Between the eggnog filled get-togethers around Christmas and the champagne infused parties surrounding New Year’s Eve, ’tis the season for drinking, drinking, and drinking some more. Holiday time isn’t just for grown-ups though, with both my teenage daughters having full social calendars including team dinners, “Secret Santa” bashes, and every other sort of party. Even for teenagers, it is clear to me, the alcohol flows right along with the incessant seasonal music.
Regardless of the law, my under-age children don’t have any trouble getting drinks into their hands. I have been struck in these past few weeks by how common drinking is among the under-21 set and how accepted and out in the open it seems.
At the same time, I’m aware of a number of my friends who have stopped drinking, standing forlornly at celebrations with a glass of seltzer or Diet Coke because of the ill effects of alcohol on their lives. Those who can handle the spirits of Christmas and those who can’t seems arbitrary, and it makes me worry about my girls.
Looking back on my teenage years, I can’t say things were much different. There were plenty of opportunities to get hold of beer and drink way too much of it. Of the kids I knew, though, who moved on and who ended up in rehab or AA seems like a crapshoot. The problem is a real one with the Substance Abuse and Mental Health Services Administration, a federal agency, estimating that 17 million Americans 12-years-old and up in 2014 had an Alcohol Use Disorder and more than a quarter of all those who imbibe count as heavy or binge drinkers. The National Council on Alcoholism and Drug Dependence, at the same time says that, “No single factor can predict whether a person will become addicted,” which means it is just a little less than random whose life will get messed up and whose won’t.
I’m not thinking of pouring out all the bottles in the liquor cabinet and advocating the life of a teetotaler, but my kids certainly pay attention to the adults around them and the things we do. When I’m out to dinner with friends there is always a bottle of wine with the meal, often after cocktails. Over the holidays I went bowling with friends and somehow a pitcher of beer appeared.

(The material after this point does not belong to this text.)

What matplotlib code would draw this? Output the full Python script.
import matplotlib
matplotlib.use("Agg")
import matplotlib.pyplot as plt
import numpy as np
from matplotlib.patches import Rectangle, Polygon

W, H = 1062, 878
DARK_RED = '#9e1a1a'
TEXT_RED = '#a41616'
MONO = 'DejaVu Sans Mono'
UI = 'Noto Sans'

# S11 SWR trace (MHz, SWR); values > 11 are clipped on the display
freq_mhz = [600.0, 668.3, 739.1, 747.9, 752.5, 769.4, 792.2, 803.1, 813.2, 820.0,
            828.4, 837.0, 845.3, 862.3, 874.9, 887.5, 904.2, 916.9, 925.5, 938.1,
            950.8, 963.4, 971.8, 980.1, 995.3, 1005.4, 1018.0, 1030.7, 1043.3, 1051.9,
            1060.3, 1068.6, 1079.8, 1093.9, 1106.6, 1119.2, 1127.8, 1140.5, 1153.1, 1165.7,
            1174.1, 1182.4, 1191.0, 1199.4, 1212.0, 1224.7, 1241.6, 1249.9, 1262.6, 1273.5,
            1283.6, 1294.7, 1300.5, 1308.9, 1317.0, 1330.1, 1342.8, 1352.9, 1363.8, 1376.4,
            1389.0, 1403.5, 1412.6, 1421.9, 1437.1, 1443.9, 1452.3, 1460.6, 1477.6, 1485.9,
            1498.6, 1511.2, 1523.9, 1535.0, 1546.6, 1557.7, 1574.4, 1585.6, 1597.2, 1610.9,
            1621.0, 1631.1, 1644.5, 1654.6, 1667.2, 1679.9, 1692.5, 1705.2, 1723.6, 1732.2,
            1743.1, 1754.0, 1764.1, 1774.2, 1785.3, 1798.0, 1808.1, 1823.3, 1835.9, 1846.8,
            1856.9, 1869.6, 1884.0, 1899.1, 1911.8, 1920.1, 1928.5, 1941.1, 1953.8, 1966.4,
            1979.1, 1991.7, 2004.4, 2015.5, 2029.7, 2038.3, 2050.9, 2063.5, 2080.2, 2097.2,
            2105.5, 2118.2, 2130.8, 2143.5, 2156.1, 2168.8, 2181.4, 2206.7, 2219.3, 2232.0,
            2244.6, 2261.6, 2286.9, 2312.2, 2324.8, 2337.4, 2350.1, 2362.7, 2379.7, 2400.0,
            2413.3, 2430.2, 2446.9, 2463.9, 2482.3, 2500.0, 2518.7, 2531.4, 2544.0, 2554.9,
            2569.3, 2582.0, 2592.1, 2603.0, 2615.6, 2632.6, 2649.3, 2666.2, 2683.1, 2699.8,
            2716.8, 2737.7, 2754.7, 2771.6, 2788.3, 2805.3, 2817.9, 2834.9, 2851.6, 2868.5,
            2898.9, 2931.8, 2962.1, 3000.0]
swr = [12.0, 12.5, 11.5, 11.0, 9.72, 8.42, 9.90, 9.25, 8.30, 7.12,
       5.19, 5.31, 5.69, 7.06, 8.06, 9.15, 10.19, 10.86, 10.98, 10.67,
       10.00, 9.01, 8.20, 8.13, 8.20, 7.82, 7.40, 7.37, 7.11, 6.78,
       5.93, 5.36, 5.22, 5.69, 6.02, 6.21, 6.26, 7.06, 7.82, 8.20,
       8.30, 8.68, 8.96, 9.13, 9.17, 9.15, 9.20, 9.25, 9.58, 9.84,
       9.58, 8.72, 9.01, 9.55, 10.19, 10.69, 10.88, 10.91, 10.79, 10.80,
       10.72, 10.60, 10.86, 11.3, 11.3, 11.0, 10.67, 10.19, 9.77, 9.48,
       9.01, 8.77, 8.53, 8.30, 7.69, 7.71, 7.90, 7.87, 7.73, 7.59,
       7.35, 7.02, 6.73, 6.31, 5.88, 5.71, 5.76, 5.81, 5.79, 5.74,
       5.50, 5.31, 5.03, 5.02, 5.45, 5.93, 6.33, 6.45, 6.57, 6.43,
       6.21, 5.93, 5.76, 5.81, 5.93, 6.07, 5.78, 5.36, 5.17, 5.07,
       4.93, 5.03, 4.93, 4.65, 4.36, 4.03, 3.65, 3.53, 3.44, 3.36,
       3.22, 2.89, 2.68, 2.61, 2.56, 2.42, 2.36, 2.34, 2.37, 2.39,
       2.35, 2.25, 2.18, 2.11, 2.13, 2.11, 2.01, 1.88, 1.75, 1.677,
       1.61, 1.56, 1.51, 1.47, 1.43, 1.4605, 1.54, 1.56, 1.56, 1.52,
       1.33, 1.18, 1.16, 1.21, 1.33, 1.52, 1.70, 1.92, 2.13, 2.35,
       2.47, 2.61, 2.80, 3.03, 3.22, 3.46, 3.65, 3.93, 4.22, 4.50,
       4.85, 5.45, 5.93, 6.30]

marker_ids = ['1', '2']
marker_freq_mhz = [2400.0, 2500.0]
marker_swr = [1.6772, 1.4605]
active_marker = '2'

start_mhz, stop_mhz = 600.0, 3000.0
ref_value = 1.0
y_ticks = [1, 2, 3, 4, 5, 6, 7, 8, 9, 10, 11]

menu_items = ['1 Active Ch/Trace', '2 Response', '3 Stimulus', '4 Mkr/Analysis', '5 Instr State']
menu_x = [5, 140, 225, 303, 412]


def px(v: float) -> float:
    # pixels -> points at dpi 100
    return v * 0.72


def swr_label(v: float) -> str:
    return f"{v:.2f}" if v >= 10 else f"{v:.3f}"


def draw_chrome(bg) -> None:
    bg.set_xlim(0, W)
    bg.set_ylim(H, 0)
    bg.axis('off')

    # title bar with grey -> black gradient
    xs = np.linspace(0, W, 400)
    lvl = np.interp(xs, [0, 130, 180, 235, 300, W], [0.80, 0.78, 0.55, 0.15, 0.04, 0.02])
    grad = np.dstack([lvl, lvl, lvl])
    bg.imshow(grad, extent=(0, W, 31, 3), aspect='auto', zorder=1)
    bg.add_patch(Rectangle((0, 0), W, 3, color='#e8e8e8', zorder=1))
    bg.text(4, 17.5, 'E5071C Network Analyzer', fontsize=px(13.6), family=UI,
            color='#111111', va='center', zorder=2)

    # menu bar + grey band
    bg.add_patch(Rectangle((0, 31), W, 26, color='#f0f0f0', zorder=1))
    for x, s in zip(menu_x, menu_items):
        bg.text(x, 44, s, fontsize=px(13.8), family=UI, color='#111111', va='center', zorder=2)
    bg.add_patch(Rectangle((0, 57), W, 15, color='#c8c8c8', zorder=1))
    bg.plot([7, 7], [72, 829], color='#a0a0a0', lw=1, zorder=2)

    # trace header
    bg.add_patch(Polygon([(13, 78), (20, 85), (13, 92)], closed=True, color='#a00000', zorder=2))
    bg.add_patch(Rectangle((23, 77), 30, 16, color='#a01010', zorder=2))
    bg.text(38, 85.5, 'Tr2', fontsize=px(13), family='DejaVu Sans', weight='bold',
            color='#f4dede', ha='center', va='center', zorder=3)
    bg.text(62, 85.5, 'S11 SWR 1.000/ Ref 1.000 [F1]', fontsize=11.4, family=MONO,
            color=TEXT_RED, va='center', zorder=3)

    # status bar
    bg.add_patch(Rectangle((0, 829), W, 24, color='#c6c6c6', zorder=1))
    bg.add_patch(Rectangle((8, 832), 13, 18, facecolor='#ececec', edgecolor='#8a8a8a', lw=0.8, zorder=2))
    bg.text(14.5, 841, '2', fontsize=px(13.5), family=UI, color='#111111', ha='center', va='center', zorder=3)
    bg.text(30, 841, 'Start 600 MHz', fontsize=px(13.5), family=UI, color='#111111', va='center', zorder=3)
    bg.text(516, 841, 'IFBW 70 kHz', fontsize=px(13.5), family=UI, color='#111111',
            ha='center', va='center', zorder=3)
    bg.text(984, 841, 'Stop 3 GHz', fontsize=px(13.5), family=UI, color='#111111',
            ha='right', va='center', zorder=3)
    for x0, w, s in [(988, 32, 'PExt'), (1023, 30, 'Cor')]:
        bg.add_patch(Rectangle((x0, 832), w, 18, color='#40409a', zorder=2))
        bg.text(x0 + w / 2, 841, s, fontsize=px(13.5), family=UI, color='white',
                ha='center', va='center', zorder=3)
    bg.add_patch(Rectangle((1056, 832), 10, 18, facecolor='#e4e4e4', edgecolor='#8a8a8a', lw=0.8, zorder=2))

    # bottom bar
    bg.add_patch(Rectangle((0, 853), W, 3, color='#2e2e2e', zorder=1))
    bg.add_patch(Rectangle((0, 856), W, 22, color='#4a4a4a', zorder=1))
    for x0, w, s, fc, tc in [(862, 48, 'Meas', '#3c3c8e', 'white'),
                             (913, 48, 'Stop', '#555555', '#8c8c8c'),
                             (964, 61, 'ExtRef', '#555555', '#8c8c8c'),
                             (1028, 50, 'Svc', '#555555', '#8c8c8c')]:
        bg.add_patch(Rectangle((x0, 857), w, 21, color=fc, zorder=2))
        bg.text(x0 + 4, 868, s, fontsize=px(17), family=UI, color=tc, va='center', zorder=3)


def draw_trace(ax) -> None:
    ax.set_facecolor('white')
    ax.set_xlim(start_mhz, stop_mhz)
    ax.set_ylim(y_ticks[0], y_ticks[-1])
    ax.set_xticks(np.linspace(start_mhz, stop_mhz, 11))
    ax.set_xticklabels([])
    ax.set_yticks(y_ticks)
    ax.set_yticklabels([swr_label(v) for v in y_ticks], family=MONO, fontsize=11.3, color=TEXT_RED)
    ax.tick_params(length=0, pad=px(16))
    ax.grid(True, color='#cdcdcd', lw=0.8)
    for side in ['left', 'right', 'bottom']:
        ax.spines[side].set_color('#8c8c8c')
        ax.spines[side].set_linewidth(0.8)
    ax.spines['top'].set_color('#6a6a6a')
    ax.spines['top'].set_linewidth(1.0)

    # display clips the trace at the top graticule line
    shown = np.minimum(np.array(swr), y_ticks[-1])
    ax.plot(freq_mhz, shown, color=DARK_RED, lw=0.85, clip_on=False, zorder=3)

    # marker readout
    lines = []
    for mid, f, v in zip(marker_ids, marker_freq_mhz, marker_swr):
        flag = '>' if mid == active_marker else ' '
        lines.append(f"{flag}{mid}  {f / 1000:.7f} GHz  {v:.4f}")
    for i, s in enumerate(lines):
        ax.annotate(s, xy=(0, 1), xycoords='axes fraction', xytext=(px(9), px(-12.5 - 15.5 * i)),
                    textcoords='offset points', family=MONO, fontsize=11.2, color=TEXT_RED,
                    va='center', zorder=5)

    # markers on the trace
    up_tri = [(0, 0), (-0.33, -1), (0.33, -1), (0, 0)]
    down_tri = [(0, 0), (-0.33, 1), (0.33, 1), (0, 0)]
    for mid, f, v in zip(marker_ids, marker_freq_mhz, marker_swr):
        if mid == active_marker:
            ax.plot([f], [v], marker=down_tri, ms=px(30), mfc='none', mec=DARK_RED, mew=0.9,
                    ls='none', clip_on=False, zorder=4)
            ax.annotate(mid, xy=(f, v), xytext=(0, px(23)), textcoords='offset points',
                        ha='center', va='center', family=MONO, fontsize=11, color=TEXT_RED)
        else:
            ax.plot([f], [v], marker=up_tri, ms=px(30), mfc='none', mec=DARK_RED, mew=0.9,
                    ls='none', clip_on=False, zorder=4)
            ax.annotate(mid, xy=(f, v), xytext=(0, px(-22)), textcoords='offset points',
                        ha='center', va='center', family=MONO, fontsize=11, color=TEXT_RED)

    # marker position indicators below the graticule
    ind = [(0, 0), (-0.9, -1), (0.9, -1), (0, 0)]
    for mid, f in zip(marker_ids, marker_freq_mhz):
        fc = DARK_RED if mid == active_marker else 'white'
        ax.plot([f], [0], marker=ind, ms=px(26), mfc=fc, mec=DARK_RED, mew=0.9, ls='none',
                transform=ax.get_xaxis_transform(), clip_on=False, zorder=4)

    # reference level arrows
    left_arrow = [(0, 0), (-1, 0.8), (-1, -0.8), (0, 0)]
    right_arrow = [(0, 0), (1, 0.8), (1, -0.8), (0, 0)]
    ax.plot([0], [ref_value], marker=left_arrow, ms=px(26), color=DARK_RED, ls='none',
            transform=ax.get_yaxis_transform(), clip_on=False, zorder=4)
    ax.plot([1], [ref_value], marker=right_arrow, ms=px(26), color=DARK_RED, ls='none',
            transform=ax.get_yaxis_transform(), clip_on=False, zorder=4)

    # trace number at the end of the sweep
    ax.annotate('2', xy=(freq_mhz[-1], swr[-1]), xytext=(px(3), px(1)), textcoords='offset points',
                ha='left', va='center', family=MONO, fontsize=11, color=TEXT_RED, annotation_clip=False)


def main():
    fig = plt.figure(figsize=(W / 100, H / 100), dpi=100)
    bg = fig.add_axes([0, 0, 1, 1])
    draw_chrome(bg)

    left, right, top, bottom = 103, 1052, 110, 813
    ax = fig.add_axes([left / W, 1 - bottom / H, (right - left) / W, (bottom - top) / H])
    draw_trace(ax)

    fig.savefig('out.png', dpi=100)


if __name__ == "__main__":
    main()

The example being set around my girls suddenly seems pretty poor. It isn’t the mistletoe or the kiss at midnight that is an excuse for bad behavior, it is the bottles of liquid cheer pouring throughout the evening that is used to pardon dancing on tables or puking on someone’s rug. Laughing about misdeeds the next day gives my kids the message that this behavior is all right.
Wishes, charms and prayers may not be enough to ensure my daughters’ health but showing them that not every social interaction needs to involve alcohol may be a tool that can work. I need to do more than just hope that my daughters keep a healthy relationship with the eggnog and champagne and don’t end up being the ones who start swimming in the punch bowl.